Saturday, December 15, 2007

I Can't Drive 95

Being a very busy interstate, 95 is a highway that takes off a lot of caps, but is not an ideal place to keep stopping to pick them up one-by-one. With almost constant heavy traffic, sometimes narrow shoulders, and lots of state police patrols, there are all sorts of things that can go wrong if you keep pulling over there -- especially on a Saturday afternoon, as was the case today. (Although I typically go out on Sunday mornings when traffic is light, the weather is expected to be bad tomorrow.) Therefore, on many sections of 95, the best approach is to park on a surface street and walk it, which is how I ended up in this place today:

This was taken from between the NB and SB lanes. To get here, I had to cross a creek on stepping stones, hopscotch-style. I did manage to plant my right foot a little deeper in the water than I intended. Not a big deal, but it reminded me of a much worse situation that I once found myself in, involving capping and water, so I'll take this opportunity to tell that story now:

This took place during the winter of 2004-05, when I was in North Jersey. If you're familiar with that area, you probably know the section of I-80 near Parsippany, where the concrete sections have shifted over the years and caused a few pretty serious bumps. Driving by, I noticed a couple good caps stuck in the bushes, one of which was a desirable 16" Camry. I probably could have just stopped on 80 and grabbed them, but I know that in a place like that, there are likely to be a few more caps that aren't visible from the road. I wanted to be able to walk up there and take a leisurely stroll through the bushes.
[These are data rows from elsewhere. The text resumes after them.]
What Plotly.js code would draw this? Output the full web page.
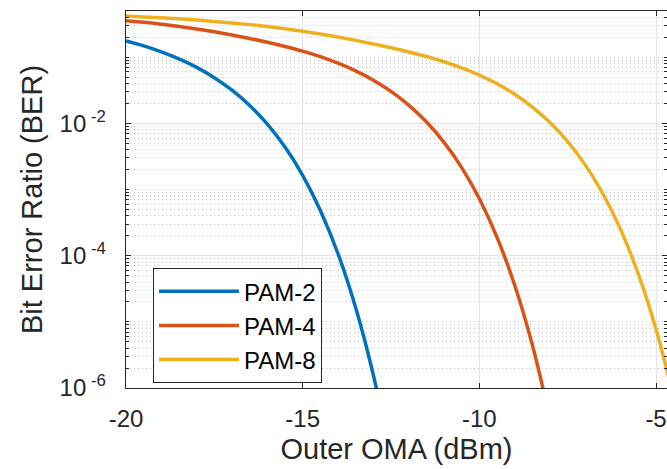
<!DOCTYPE html>
<html><head><meta charset="utf-8">
<script src="https://cdn.plot.ly/plotly-3.0.1.min.js"></script>
<style>html,body{margin:0;padding:0;background:#fff;}#chart{width:667px;height:469px;}</style>
</head><body><div id="chart"></div>
<script>
// Outer OMA (dBm) sample positions
const omaPam2 = [-20,-19.5,-19,-18.5,-18,-17.5,-17,-16.5,-16,-15.5,-15,-14.5,-14,-13.5,-13,-12.5];
const berPam2 = [0.1762,0.1485,0.1208,0.0944,0.0702,0.04905,0.0317,0.01866,0.00973,0.00438,0.001636,4.83e-4,1.07e-4,1.63e-5,1.57e-6,8.5e-8];

const omaPam4 = [-20,-19.5,-19,-18.5,-18,-17.5,-17,-16.5,-16,-15.5,-15,-14.5,-14,-13.5,-13,-12.5,-12,-11.5,-11,-10.5,-10,-9.5,-9,-8.5,-8];
const berPam4 = [0.3567,0.3372,0.3152,0.2918,0.2671,0.2420,0.2168,0.1922,0.1686,0.1457,0.1236,0.1020,0.0814,0.0623,0.04505,0.03045,0.0189,0.010565,0.005172,0.002149,7.26e-4,1.893e-4,3.567e-5,4.466e-6,3.36e-7];

const omaPam8 = [-20,-19.5,-19,-18.5,-18,-17.5,-17,-16.5,-16,-15.5,-15,-14.5,-14,-13.5,-13,-12.5,-12,-11.5,-11,-10.5,-10,-9.5,-9,-8.5,-8,-7.5,-7,-6.5,-6,-5.5,-5,-4.5];
const berPam8 = [0.4185,0.4071,0.3944,0.3804,0.3649,0.3482,0.3303,0.3112,0.2908,0.2694,0.2472,0.2245,0.2020,0.1799,0.1589,0.1390,0.1202,0.1025,0.0854,0.0691,0.0537,0.0397,0.02759,0.01766,0.010274,0.005288,0.00234,8.56e-4,2.463e-4,5.27e-5,7.71e-6,7.08e-7];

const seriesNames = ['PAM-2','PAM-4','PAM-8'];
const xTickVals = [-20,-15,-10,-5];
const xTickText = ['-20','-15','-10','-5'];
const yTickVals = [1e-6,1e-4,1e-2];
const yTickText = ['10<sup> -6</sup>','10<sup> -4</sup>','10<sup> -2</sup>'];

// minor grid positions (2..9 x 10^n and odd decades)
const yMinorVals = [];
for (let e = -6; e <= -1; e++) {
  for (let m = 1; m <= 9; m++) {
    const v = m * Math.pow(10, e);
    if (m === 1 && (e % 2 === 0)) continue;
    if (v > 0.5) continue;
    yMinorVals.push(v);
  }
}

const colors = ['#0072BD','#D95319','#EDB120'];
const lw = 3.5;
const traces = [
  {x: omaPam2, y: berPam2, name: seriesNames[0], mode: 'lines', line: {color: colors[0], width: lw, shape: 'spline'}},
  {x: omaPam4, y: berPam4, name: seriesNames[1], mode: 'lines', line: {color: colors[1], width: lw, shape: 'spline'}},
  {x: omaPam8, y: berPam8, name: seriesNames[2], mode: 'lines', line: {color: colors[2], width: lw, shape: 'spline'}}
];

const axCol = '#262626';
const font = 'Liberation Sans, Arial, Helvetica, sans-serif';
const layout = {
  width: 667, height: 469,
  margin: {l: 126, r: 0, t: 11, b: 81, pad: 0},
  paper_bgcolor: '#ffffff', plot_bgcolor: '#ffffff',
  font: {family: font, color: axCol, size: 24},
  showlegend: true,
  legend: {
    x: 0.0499, y: 0.318, xanchor: 'left', yanchor: 'top',
    bgcolor: '#ffffff', bordercolor: axCol, borderwidth: 1,
    font: {family: font, size: 24, color: '#000000'},
    itemwidth: 80, tracegroupgap: 0
  },
  xaxis: {
    range: [-20, -4.69], tickmode: 'array', tickvals: xTickVals, ticktext: xTickText,
    ticks: 'inside', ticklen: 5, tickwidth: 1, tickcolor: axCol,
    showline: true, linecolor: axCol, linewidth: 1.3, mirror: 'ticks',
    showgrid: true, gridcolor: '#e3e3e3', gridwidth: 1, zeroline: false,
    tickfont: {family: font, size: 24, color: axCol},
    ticklabelstandoff: 9,
    title: {text: 'Outer OMA (dBm)', font: {family: font, size: 29, color: axCol}, standoff: 7}
  },
  yaxis: {
    type: 'log', range: [-6, Math.log10(0.5)],
    tickmode: 'array', tickvals: yTickVals, ticktext: yTickText,
    ticks: 'inside', ticklen: 5, tickwidth: 1, tickcolor: axCol,
    showline: true, linecolor: axCol, linewidth: 1.3, mirror: 'ticks',
    showgrid: true, gridcolor: '#e3e3e3', gridwidth: 1, zeroline: false,
    tickfont: {family: font, size: 24, color: axCol},
    ticklabelstandoff: 14,
    minor: {tickmode: 'array', tickvals: yMinorVals, ticks: 'inside', ticklen: 3, tickcolor: axCol,
            showgrid: true, gridcolor: '#c4c4c4', gridwidth: 1, griddash: '1px,3px'},
    title: {text: 'Bit Error Ratio (BER)', font: {family: font, size: 29, color: axCol}, standoff: 8}
  }
};

Plotly.newPlot('chart', traces, layout, {staticPlot: true, displayModeBar: false}).then(function (gd) {
  gd.querySelectorAll('.legendlines path').forEach(function (p) { p.setAttribute('d', 'M5,0h80'); });
});
</script></body></html>
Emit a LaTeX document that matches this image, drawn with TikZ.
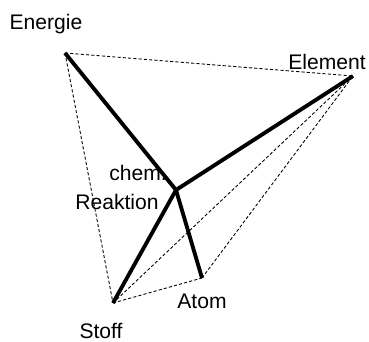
\documentclass[tikz,border=0pt]{standalone}
\usepackage{fontspec}
\setmainfont{Liberation Sans}
\usetikzlibrary{positioning}

\tikzset{
  bond/.style={line width=2.2pt},
  link/.style={line width=0.5pt, dash pattern=on 1.8pt off 1.2pt},
  lbl/.style={font=\fontsize{12}{14}\selectfont, inner sep=0pt}
}

\begin{document}
\begin{tikzpicture}

\useasboundingbox (0,0) rectangle (7.38,6.84);

\coordinate (energie) at (1.30,5.78);
\coordinate (element) at (7.06,5.32);
\coordinate (reaktion) at (3.52,3.04);
\coordinate (stoff) at (2.26,0.78);
\coordinate (atom) at (4.04,1.28);


\draw[link] (energie) -- (element);
\draw[link] (energie) -- (stoff);
\draw[link] (stoff) -- (atom);
\draw[link] (stoff) -- (element);
\draw[link] (atom) -- (element);


\draw[bond] (reaktion) -- (energie);
\draw[bond] (reaktion) -- (element);
\draw[bond] (reaktion) -- (stoff);
\draw[bond] (reaktion) -- (atom);


\node[lbl] (energielbl) at (0.92,6.36) {Energie};
\node[lbl] (elementlbl) at (6.54,5.60) {Element};
\node[lbl] (chemlbl) at (2.76,3.38) {chem.};
\node[lbl] (reaktionlbl) at (2.34,2.80) {Reaktion};
\node[lbl] (stofflbl) at (2.02,0.22) {Stoff};
\node[lbl] (atomlbl) at (4.04,0.82) {Atom};

\end{tikzpicture}
\end{document}
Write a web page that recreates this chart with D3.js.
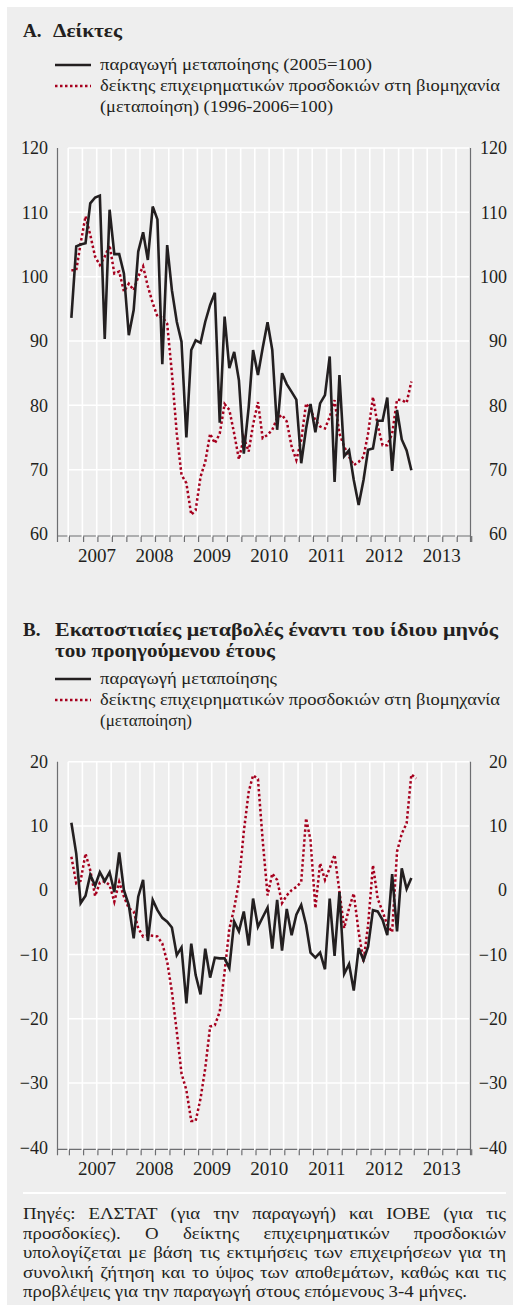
<!DOCTYPE html>
<html>
<head>
<meta charset="utf-8">
<script src="https://cdn.jsdelivr.net/npm/d3@7"></script>
<style>
  body { margin: 0; background: #fff; }
</style>
</head>
<body>
<svg id="chart" width="513" height="1305"></svg>
<script>
// Monthly data, Jan 2007 onwards
const prodIndex = [
  93.6, 104.7, 105.0, 105.2, 111.4, 112.3, 112.6, 90.3, 110.4, 103.5, 103.5, 100.5,
  90.9, 94.8, 103.9, 106.9, 102.6, 110.9, 108.9, 86.4, 104.9, 97.9, 93.0, 89.9,
  75.0, 88.6, 90.1, 89.7, 93.0, 95.6, 97.5, 77.3, 93.8, 85.8, 88.3, 83.9,
  72.5, 79.7, 88.6, 84.7, 88.9, 92.9, 88.6, 76.2, 85.0, 83.3, 82.1, 80.9,
  71.0, 76.4, 80.2, 75.8, 80.3, 81.6, 87.6, 68.1, 84.7, 72.1, 73.0, 68.4,
  64.5, 68.4, 73.1, 73.3, 77.6, 77.6, 81.2, 69.8, 79.3, 74.7, 73.0, 69.9
];
const confIndex = [
  101.0, 101.0, 105.2, 109.4, 106.5, 103.1, 101.8, 103.1, 104.9, 100.5, 100.8, 97.7,
  98.9, 97.9, 100.0, 101.6, 98.5, 95.9, 93.8, 93.7, 92.7, 85.0, 75.6, 69.2,
  67.9, 63.0, 63.7, 68.9, 71.2, 75.6, 74.1, 75.6, 80.2, 79.3, 75.6, 71.6,
  75.0, 72.8, 77.0, 80.5, 74.9, 75.4, 76.2, 78.0, 78.5, 77.5, 73.6, 71.5,
  74.6, 80.3, 79.3, 77.7, 76.7, 76.4, 78.2, 80.8, 75.6, 73.6, 72.0, 70.7,
  71.2, 72.0, 75.6, 81.3, 76.9, 73.8, 73.8, 75.6, 80.9, 80.8, 80.4, 83.7
];
const prodYoY = [
  10.5, 5.7, -2.0, -0.85, 2.4, 0.7, 2.8, 1.4, 2.8, -0.3, 5.9, 0.0,
  -2.3, -7.5, -1.0, 1.6, -7.9, -1.5, -3.1, -4.3, -4.9, -5.8, -10.1, -8.9,
  -17.6, -8.3, -13.2, -16.2, -9.1, -13.6, -10.5, -10.6, -10.6, -12.1, -4.9, -6.4,
  -3.3, -8.6, -1.3, -5.7, -4.2, -2.7, -9.1, -1.5, -9.4, -2.9, -7.0, -3.8,
  -2.3, -5.4, -9.7, -10.5, -9.7, -12.3, -1.3, -10.2, -0.3, -13.0, -11.5, -15.6,
  -9.0, -10.9, -8.8, -3.1, -3.3, -4.6, -7.0, 2.5, -6.4, 3.4, 0.2, 1.9
];
const confYoY = [
  5.2, 1.1, 1.5, 5.7, 3.1, -0.9, 1.2, 1.4, 0.8, -1.8, 1.3, -1.0,
  -2.8, -3.3, -5.9, -7.2, -7.0, -7.1, -7.2, -8.3, -11.1, -15.8, -22.0, -28.5,
  -31.1, -35.9, -35.9, -32.4, -27.7, -21.2, -21.0, -18.9, -12.7, -6.0, -2.8, 1.3,
  9.1, 15.3, 17.9, 17.3, 7.8, -0.8, 2.6, 1.6, -2.0, -0.8, 0.0, 0.5,
  1.3, 11.2, 7.8, -2.8, 4.2, 1.6, 3.4, 5.5, -0.2, -5.9, -2.8, -0.5,
  -6.5, -11.1, -5.4, 3.9, -1.3, -3.3, -5.4, -6.5, 6.0, 8.8, 10.4, 18.0, 17.4
];
const years = [2007, 2008, 2009, 2010, 2011, 2012, 2013];
const ticksA = [60, 70, 80, 90, 100, 110, 120];
const ticksB = [-40, -30, -20, -10, 0, 10, 20];

const titleA = "Δείκτες";
const titleB = ["Εκατοστιαίες μεταβολές έναντι του ίδιου μηνός", "του προηγούμενου έτους"];
const legendA = ["παραγωγή μεταποίησης (2005=100)",
  "δείκτης επιχειρηματικών προσδοκιών στη βιομηχανία",
  "(μεταποίηση) (1996-2006=100)"];
const legendB = ["παραγωγή μεταποίησης",
  "δείκτης επιχειρηματικών προσδοκιών στη βιομηχανία",
  "(μεταποίηση)"];
const footnote = [
  "Πηγές: ΕΛΣΤΑΤ (για την παραγωγή) και ΙΟΒΕ (για τις",
  "προσδοκίες). Ο δείκτης επιχειρηματικών προσδοκιών",
  "υπολογίζεται με βάση τις εκτιμήσεις των επιχειρήσεων για τη",
  "συνολική ζήτηση και το ύψος των αποθεμάτων, καθώς και τις",
  "προβλέψεις για την παραγωγή στους επόμενους 3-4 μήνες."
];

const FONT = "'Liberation Serif', 'DejaVu Serif', serif";
const TEXT = "#231f20";
const AXIS = "#6d6e71";
const BLACK = "#231f20";
const RED = "#a6001e";

const svg = d3.select("#chart").attr("font-family", FONT);
svg.append("rect")
  .attr("x", 7).attr("y", 7).attr("width", 506).attr("height", 1298)
  .attr("fill", "#eeeeee");

// text squeezed/stretched to the width it has in the original
function fitText(parent, str, xPos, yPos, size, width, bold) {
  const t = parent.append("text")
    .attr("x", xPos).attr("y", yPos)
    .attr("font-family", FONT)
    .attr("font-size", size)
    .attr("font-weight", bold ? "bold" : "normal")
    .attr("fill", TEXT)
    .text(str);
  if (width) t.attr("textLength", width).attr("lengthAdjust", "spacingAndGlyphs");
  return t;
}

const toPoints = arr => arr.map((v, i) => ({ date: new Date(2007, i, 21), value: v }));

const x = d3.scaleTime()
  .domain([new Date(2006, 9, 28), new Date(2014, 0, 1)])
  .range([58, 470.5]);

function drawLegend(lines, widths, top, step) {
  const g = svg.append("g");
  g.append("line").attr("x1", 55).attr("x2", 91).attr("y1", top - 5).attr("y2", top - 5)
    .attr("stroke", BLACK).attr("stroke-width", 2.5);
  g.append("line").attr("x1", 55).attr("x2", 91).attr("y1", top + step - 5).attr("y2", top + step - 5)
    .attr("stroke", RED).attr("stroke-width", 2.5).attr("stroke-dasharray", "2.5,2.5");
  lines.forEach((t, i) => fitText(g, t, 100, top + i * step, 16.5, widths[i], false));
}

function drawPanel(top, bottom, domain, ticks, lineData, dotData) {
  const y = d3.scaleLinear().domain(domain).range([bottom, top]);
  const g = svg.append("g");

  // horizontal grid
  g.append("g").selectAll("line")
    .data(ticks.slice(1))
    .join("line")
    .attr("x1", x(new Date(2007, 0, 1))).attr("x2", 469)
    .attr("y1", d => y(d)).attr("y2", d => y(d))
    .attr("stroke", "#fff").attr("stroke-width", 1.5);

  // bottom axis with quarter ticks
  const quarters = d3.timeMonth.every(3).range(new Date(2007, 0, 1), new Date(2014, 0, 2));
  g.append("line").attr("x1", 57.5).attr("x2", 471).attr("y1", bottom + 2).attr("y2", bottom + 2)
    .attr("stroke", AXIS).attr("stroke-width", 1.2);
  g.append("g").selectAll("line")
    .data(quarters)
    .join("line")
    .attr("x1", d => x(d) + 1.2).attr("x2", d => x(d) + 1.2)
    .attr("y1", bottom + 2).attr("y2", bottom + 8)
    .attr("stroke", AXIS).attr("stroke-width", 1.2);

  // vertical grid
  g.append("g").selectAll("line")
    .data(quarters.slice(0, -1))
    .join("line")
    .attr("x1", d => x(d)).attr("x2", d => x(d))
    .attr("y1", top).attr("y2", bottom + 3)
    .attr("stroke", "#fff").attr("stroke-width", 1.6);

  // side axes
  [57.5, 470.5].forEach(px => {
    g.append("line").attr("x1", px).attr("x2", px).attr("y1", top).attr("y2", bottom + 8)
      .attr("stroke", AXIS).attr("stroke-width", 1.2);
  });

  const yl = d3.axisLeft(y).tickValues(ticks).tickSize(0).tickPadding(0);
  const yr = d3.axisRight(y).tickValues(ticks).tickSize(0).tickPadding(0);
  const styleAxis = sel => {
    sel.attr("font-family", FONT).attr("font-size", 18);
    sel.select(".domain").remove();
    sel.selectAll("text").attr("fill", TEXT);
  };
  g.append("g").attr("transform", "translate(48,0)").call(yl).call(styleAxis);
  g.append("g").attr("transform", "translate(507,0)").call(yr).call(styleAxis)
    .selectAll("text").attr("text-anchor", "end");

  // year labels
  g.append("g").selectAll("text")
    .data(years)
    .join("text")
    .attr("x", d => (x(new Date(d, 0, 1)) + x(new Date(d + 1, 0, 1))) / 2)
    .attr("y", bottom + 28)
    .attr("text-anchor", "middle")
    .attr("font-family", FONT)
    .attr("font-size", 19)
    .attr("fill", TEXT)
    .text(d => d);

  const line = d3.line().x(d => x(d.date)).y(d => y(d.value));

  g.append("path").datum(toPoints(dotData))
    .attr("d", line).attr("fill", "none")
    .attr("stroke", RED).attr("stroke-width", 2.5)
    .attr("stroke-dasharray", "2.5,2.5");

  g.append("path").datum(toPoints(lineData))
    .attr("d", line).attr("fill", "none")
    .attr("stroke", BLACK).attr("stroke-width", 2.6);
}

// Panel A
fitText(svg, "A.", 23, 37, 19, null, true);
fitText(svg, titleA, 53, 37, 19, 69, true);
drawLegend(legendA, [272, 400, 233], 70, 21);
drawPanel(148, 534, [60, 120], ticksA, prodIndex, confIndex);

// Panel B
fitText(svg, "B.", 23, 636, 19, null, true);
fitText(svg, titleB[0], 55, 636, 19, 443, true);
fitText(svg, titleB[1], 55, 657, 19, 220, true);
drawLegend(legendB, [177, 400, 92], 684, 21);
drawPanel(761.7, 1147.3, [-40, 20], ticksB, prodYoY, confYoY);

// separator and justified footnote
svg.append("line").attr("x1", 23).attr("x2", 506).attr("y1", 1193).attr("y2", 1193)
  .attr("stroke", "#fff").attr("stroke-width", 2);

const note = svg.append("g");
const probe = fitText(note, footnote[footnote.length - 1], 0, -50, 16.5, null, false);
const squeeze = 444 / probe.node().getComputedTextLength();
probe.remove();

footnote.forEach((lineText, i) => {
  const yPos = 1219 + i * 19.6;
  const words = lineText.split(" ");
  const widths = words.map(w => {
    const t = fitText(note, w, 0, -50, 16.5, null, false);
    const wd = t.node().getComputedTextLength() * squeeze;
    t.remove();
    return wd;
  });
  const last = i === footnote.length - 1;
  const gap = last ? (444 - d3.sum(widths)) / (words.length - 1)
                   : (506 - 23 - d3.sum(widths)) / (words.length - 1);
  let cx = 23;
  words.forEach((w, k) => {
    fitText(note, w, cx, yPos, 16.5, widths[k], false);
    cx += widths[k] + gap;
  });
});
</script>
</body>
</html>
In that particular area, Route 46 runs parallel and very close to I-80. 46 is a smaller highway with lots of commercial buildings. So, I figured, I would take an exit to 46, double back until I was in about the right spot, park safely in a lot, climb a chain-link fence (if there were an Olympic Games for hubcap dealers, the USDOT Interstate Fence Climb would be a major part of the competition), crash through the woods and come out on the side of I-80, where I could proceed to get the caps. So I got as far as climbing over the fence, when I realized I was facing a little more water than I expected. There was a drainage gully along I-80 that was something of a swamp, filled with reedy plants and nasty, oily water. With all those plants in the water, it really didn't look deep at all. I was wearing my rubber boots and I figured I could just stomp through it.


No, let me repeat that with the proper emphasis.


I got about 3 steps into the muck before I realized this was a very bad idea. My right foot was sinking fast, so I shifted my weight to my left foot, which sunk even faster. Within seconds, cold, gunky water was rushing in over the top of my boots. I grabbed a tree limb that was fortunately overhead and took the weight off my legs, which were sunk almost to the knees in this slop. I managed to ooze my way back to dry land, where I found that everything that had been underwater was coated with black oil. My boots were still full of water, or whatever it was. Not to be deterred after having come this far, I walked around until I found a fallen log across the swamp, which I was able to use to cross without touching the water. When I got to the highway I found the Camry as well as a Jetta, a Grand Marquis and a Cutlass Ciera. The drive home was disgusting -- every time I hit the brake, my slop-filled boot went, "glorp". I was wondering if my toenails would have dissolved by the time I got home, from whatever chemicals were in that stuff. It took 2 rounds through the washer to get my boot linings and jeans clean. I think I threw my socks away.

But on the other hand, that was a nice 16" Camry.